On this project page, we visualize examples of policies from different parts of the return landscape. We report the mean and standard deviation of the post-update return distribution for that policy. The examples are selected to illustrate that distributions with similar mean can exhibit significantly different variability, corresponding to qualititatively different behaviors learned by the agent.
Halfcheetah (TD3)
Mean: 5152
Standard Deviation: 442
Mean: 5142
Standard Deviation: 2042
In Halfcheetah, the primary risk to the agent is flipping over on its back and getting stuck. The policy with small standard deviation adopts a gait which hugs the ground, preventing it from flipping over, while the policy with large standard deviation performs a risky behavior which frequently tips up into the air, eventually causing it to fail.
Hopper (SAC)
Mean: 1713
Standard Deviation: 117
Mean: 1721
Standard Deviation: 820
In Hopper, the policy with low standard deviation of the post-update return distribution performs a stable, well-balanced, upright gait.

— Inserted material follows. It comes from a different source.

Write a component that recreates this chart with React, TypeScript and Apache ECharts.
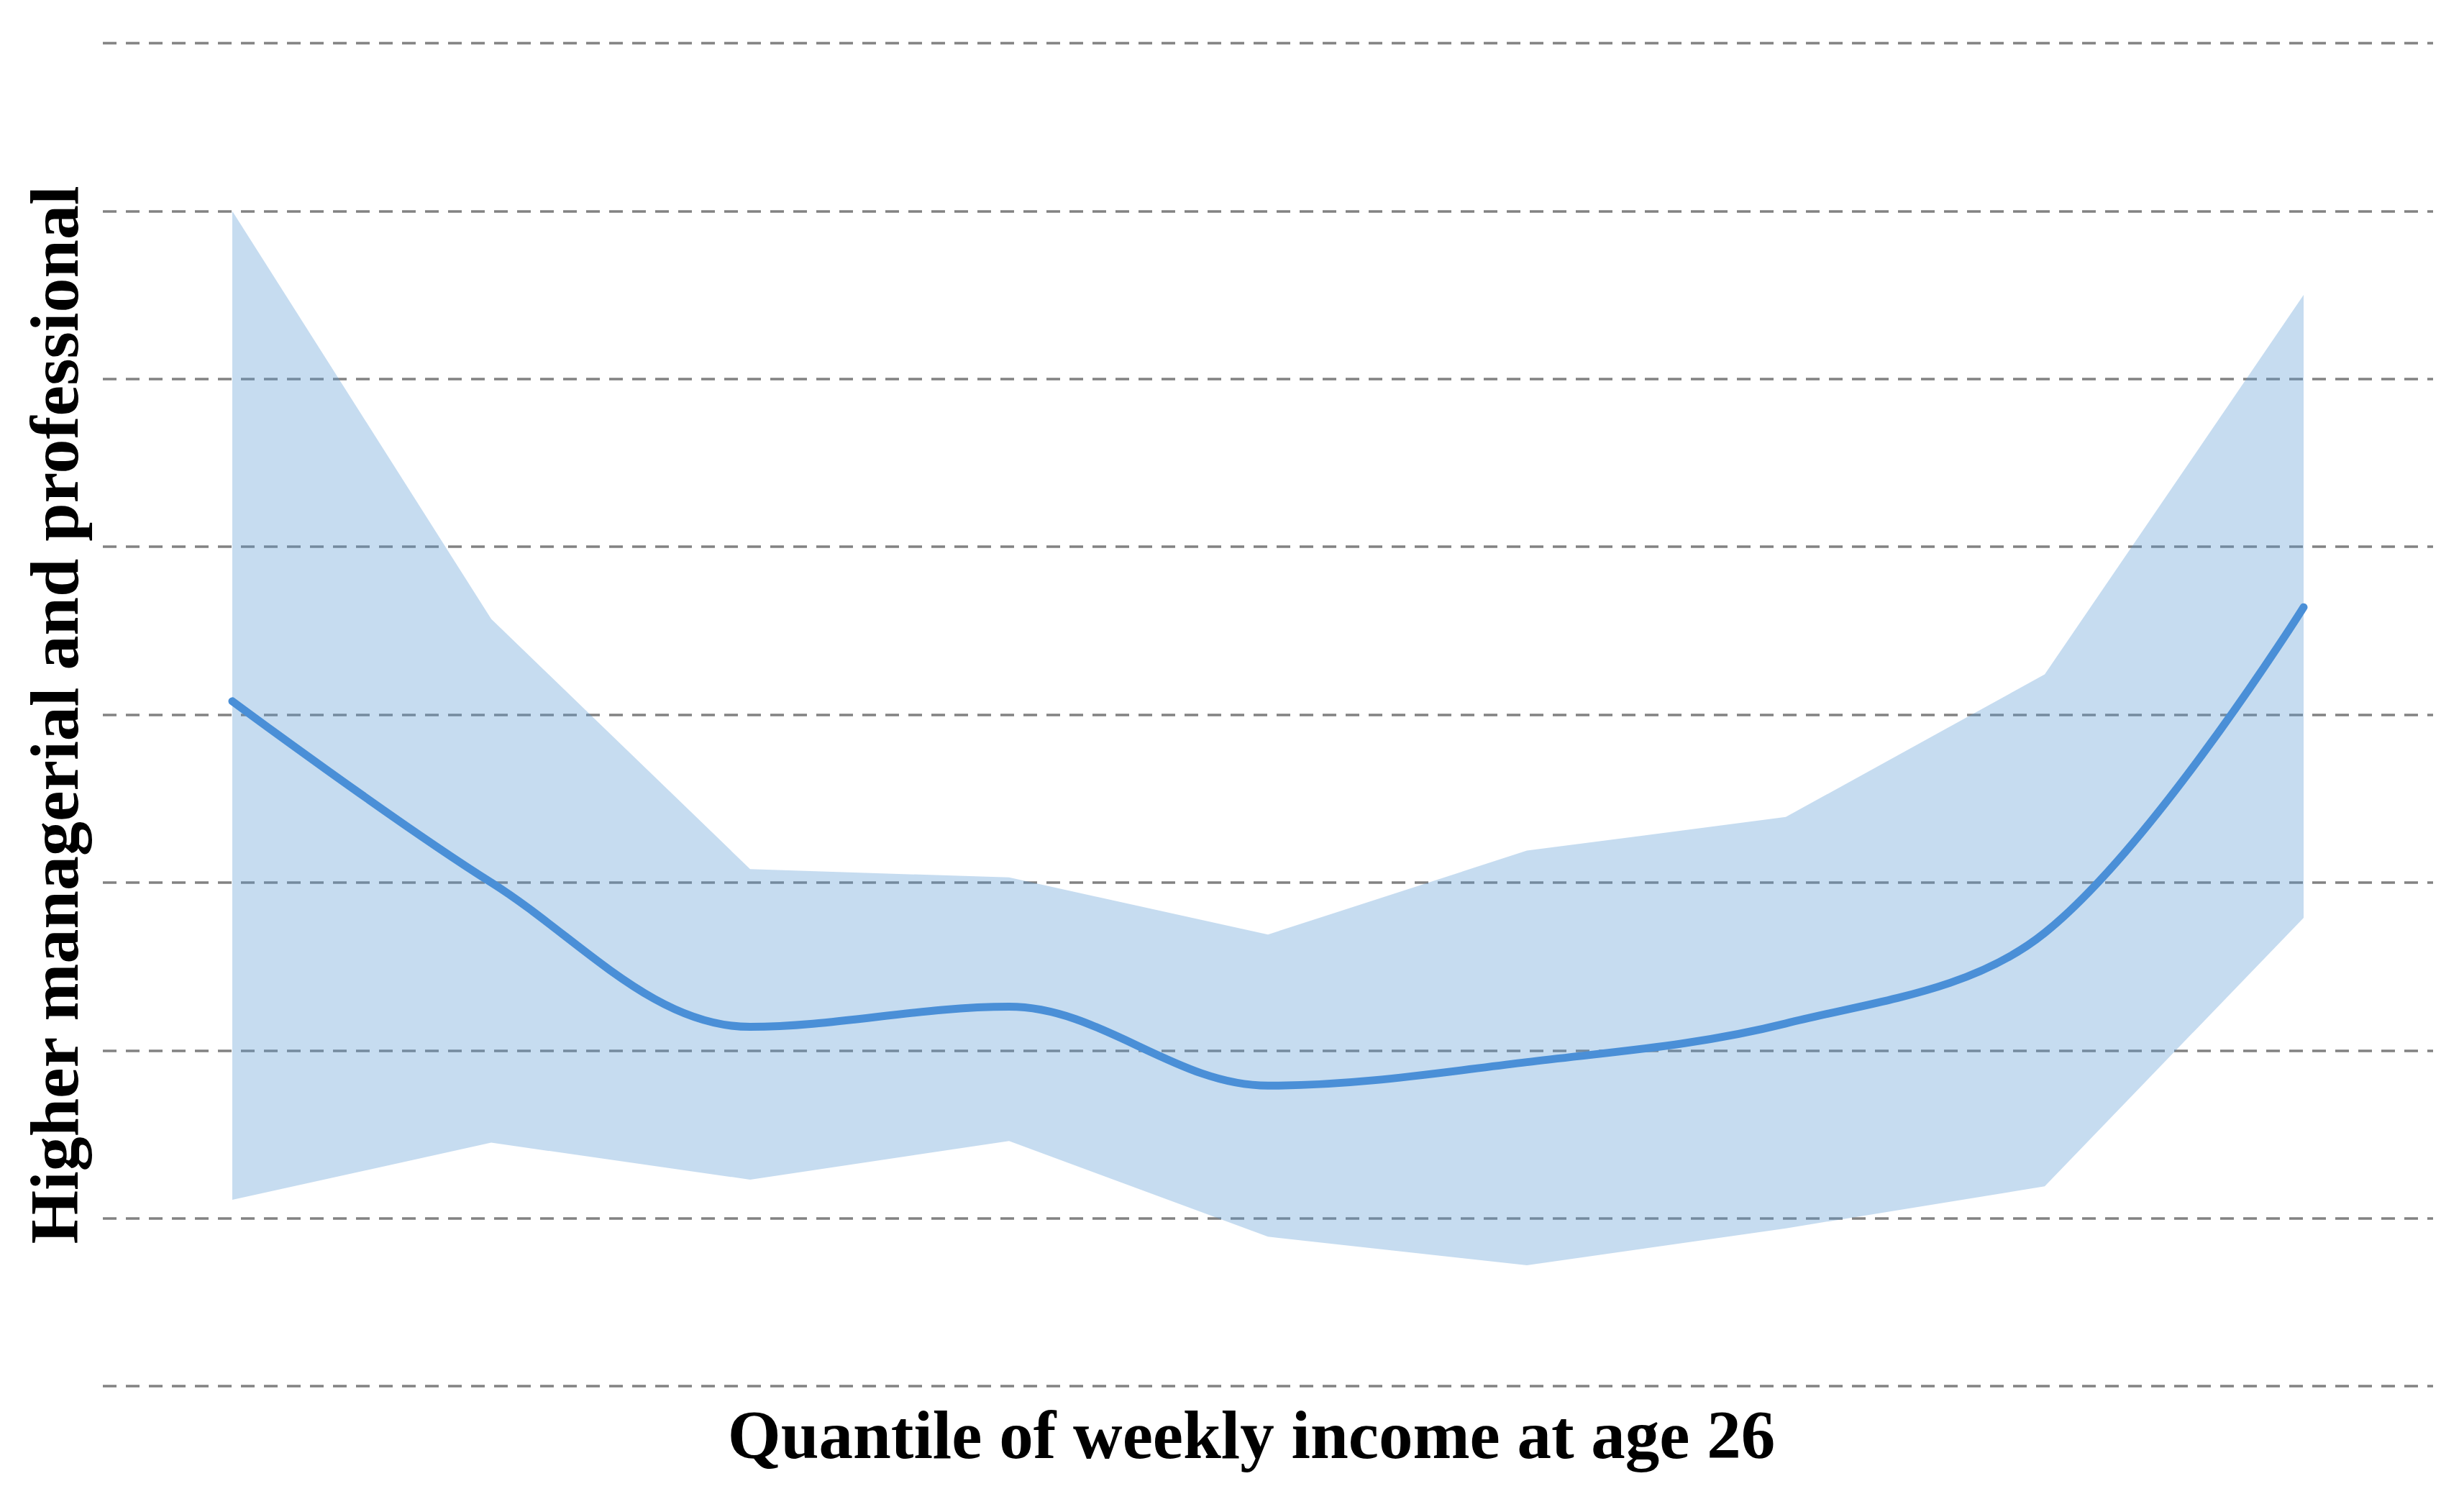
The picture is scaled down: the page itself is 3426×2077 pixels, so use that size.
import React, { useEffect, useRef } from "react";
import * as echarts from "echarts";

const quantiles = ["1", "2", "3", "4", "5", "6", "7", "8", "9"];
const meanValues = [4.08, 3.0, 2.14, 2.26, 1.79, 1.93, 2.16, 2.7, 4.64];
const upperValues = [7.0, 4.57, 3.08, 3.03, 2.69, 3.19, 3.39, 4.24, 6.5];
const lowerValues = [1.11, 1.45, 1.23, 1.46, 0.89, 0.72, 0.94, 1.19, 2.79];

const xTitle = "Quantile of weekly income at age 26";
const yTitle = "Higher managerial and professional";

export default function App() {
  const ref = useRef<HTMLDivElement>(null);
  useEffect(() => {
    if (!ref.current) return;
    const chart = echarts.init(ref.current, null, { renderer: "svg" });
    const bandWidth = upperValues.map((u, i) => +(u - lowerValues[i]).toFixed(3));
    const font = '"Liberation Serif", "Times New Roman", serif';
    chart.setOption({
      animation: false,
      backgroundColor: "#ffffff",
      grid: { left: 143, right: 43, top: 60, bottom: 150, containLabel: false },
      xAxis: {
        type: "category",
        data: quantiles,
        boundaryGap: true,
        axisLine: { show: false },
        axisTick: { show: false },
        axisLabel: { show: false },
        splitLine: { show: false },
      },
      yAxis: {
        type: "value",
        min: 0,
        max: 8,
        interval: 1,
        axisLine: { show: false },
        axisTick: { show: false },
        axisLabel: { show: false },
        splitLine: {
          show: true,
          lineStyle: { color: "#828282", width: 3.5, type: [19, 13] },
        },
      },
      series: [
        {
          name: "lower",
          type: "line",
          data: lowerValues,
          stack: "band",
          symbol: "none",
          lineStyle: { opacity: 0 },
          silent: true,
        },
        {
          name: "band",
          type: "line",
          data: bandWidth,
          stack: "band",
          symbol: "none",
          lineStyle: { opacity: 0 },
          areaStyle: { color: "rgba(91,155,213,0.35)", opacity: 1 },
          silent: true,
        },
        {
          name: "mean",
          type: "line",
          data: meanValues,
          smooth: 0.35,
          symbol: "none",
          lineStyle: { color: "#4a8fd7", width: 11, cap: "round" },
          z: 5,
        },
      ],
      graphic: [
        {
          type: "text",
          x: 1740,
          y: 1995,
          style: {
            text: xTitle,
            font: `bold 95px ${font}`,
            fill: "#000000",
            textAlign: "center",
            textVerticalAlign: "middle",
          },
        },
        {
          type: "text",
          x: 75,
          y: 994,
          rotation: Math.PI / 2,
          style: {
            text: yTitle,
            font: `bold 96px ${font}`,
            fill: "#000000",
            textAlign: "center",
            textVerticalAlign: "middle",
          },
        },
      ],
    });
    return () => chart.dispose();
  }, []);
  return (
    <div
      ref={ref}
      style={{ position: "absolute", left: 0, top: 0, width: 3426, height: 2077 }}
    />
  );
}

The policy with the high standard deviation corresponds to an unstable curved gait -- we see this policy eventually trip and fall.
Ant (SAC)
Mean: 2548
Standard Deviation: 536
Mean: 2609
Standard Deviation: 1659
In Ant, the agent incurs the risk of flipping over and causing termination. The policy on the right goes too fast without appropriately balancing against flips. This causes the mean of the post-update return distribution to be the similar.
Walker2d (TD3)
Mean: 2241
Standard Deviation: 94
Mean: 2229
Standard Deviation: 922
In walker, the agent has to walk without falling. The agent on the left has a more upright gait, while the agent on the right leans backwards to make potentially wider steps but being unsafe in a way that lets it fall at the end of the trajectory.